Monday, February 13, 2012

Announcement! Films have been selected!!

Announcing this year's lineups for the 5th Annual New York Peace Film Festival!
  
"Reconciliation Efforts Throughout World"

Sat. March 10 & Sun. March 11, 2012

1:00pm-9:00pm

Unitarian Church of All Souls
1157 Lexington Avenue
New York, NY 10075   MAP



Tickets:  
Valid for entire day! It means you can watch as many screenings as you wish to see that day!

Now Advance Tickets Available Online! $12  /  $15 at the door (Cash only)



Here is the complete schedule: 


Saturday, March 10



1:15pm: War Investment Seminar (An animated short showing who profits and how wars have been sold to those with the most to lose.)




1:55pm: Cite Soleil: Sun, Dust, and Hope (Pax Christi brings hope to a city in crisis and poverty through community engagement and activity.)




2:30pm: Another Journey: Tales from Southern Sudan’s Homeless Generation (Forced to flee the Sudanese civil war, these boys (now men) literally walked 3,000 miles to find safety.)
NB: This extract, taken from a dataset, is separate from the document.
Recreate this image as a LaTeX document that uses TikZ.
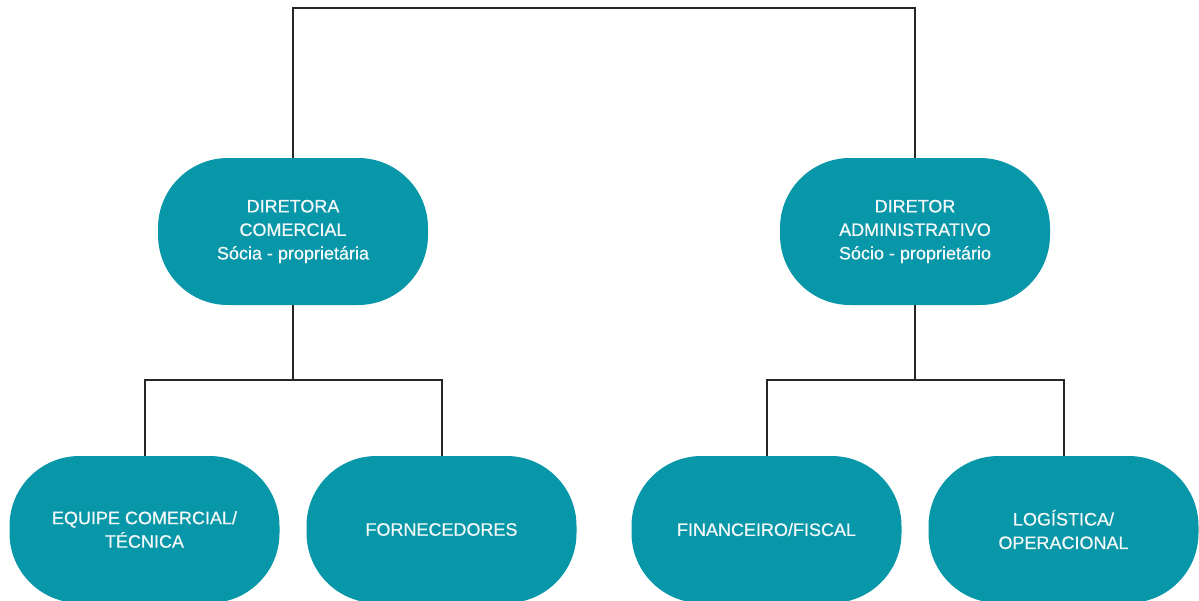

3:30pm Fambultok (In war-torn Sierra-Leone reconciliation begins with your neighbors.)





5:00pm: Return to Hiroshima (Apart for 50 years, sibling survivors of the Hiroshima bombing reconcile their differences.) Followed by Q&A with filmmaker


 
7:00pm: 442: Live with Honor, Die with Dignity (Recruited from Internment Camps, Japanese Americans reflect on the accomplishments and the horrors of their Battalion’s experiences during WWII.) (*screening for the press & general public)





Sunday, March 11



1:15pm:   Ashes to Honey (One island’s struggle to halt nuclear power and build a sustainable future.) (NY Premiere)





3:30pm:   Atomic Mom (Many Americans, sworn to secrecy, worked in nuclear testing throughout the 1950s – 1980s.  This is the story of one of them.)





5:00pm:   Who Will Be Next? (This classic 1975 anti-nuclear film includes a rarely seen interview with Major Sweeney, the pilot of the plane that dropped the bomb on Nagasaki.)



7:00pm:   Knocking on the Devil’s Door (A comprehensive look at the nuclear industry and the many dangers it poses to the world, beyond the obvious one of nuclear annihilation.)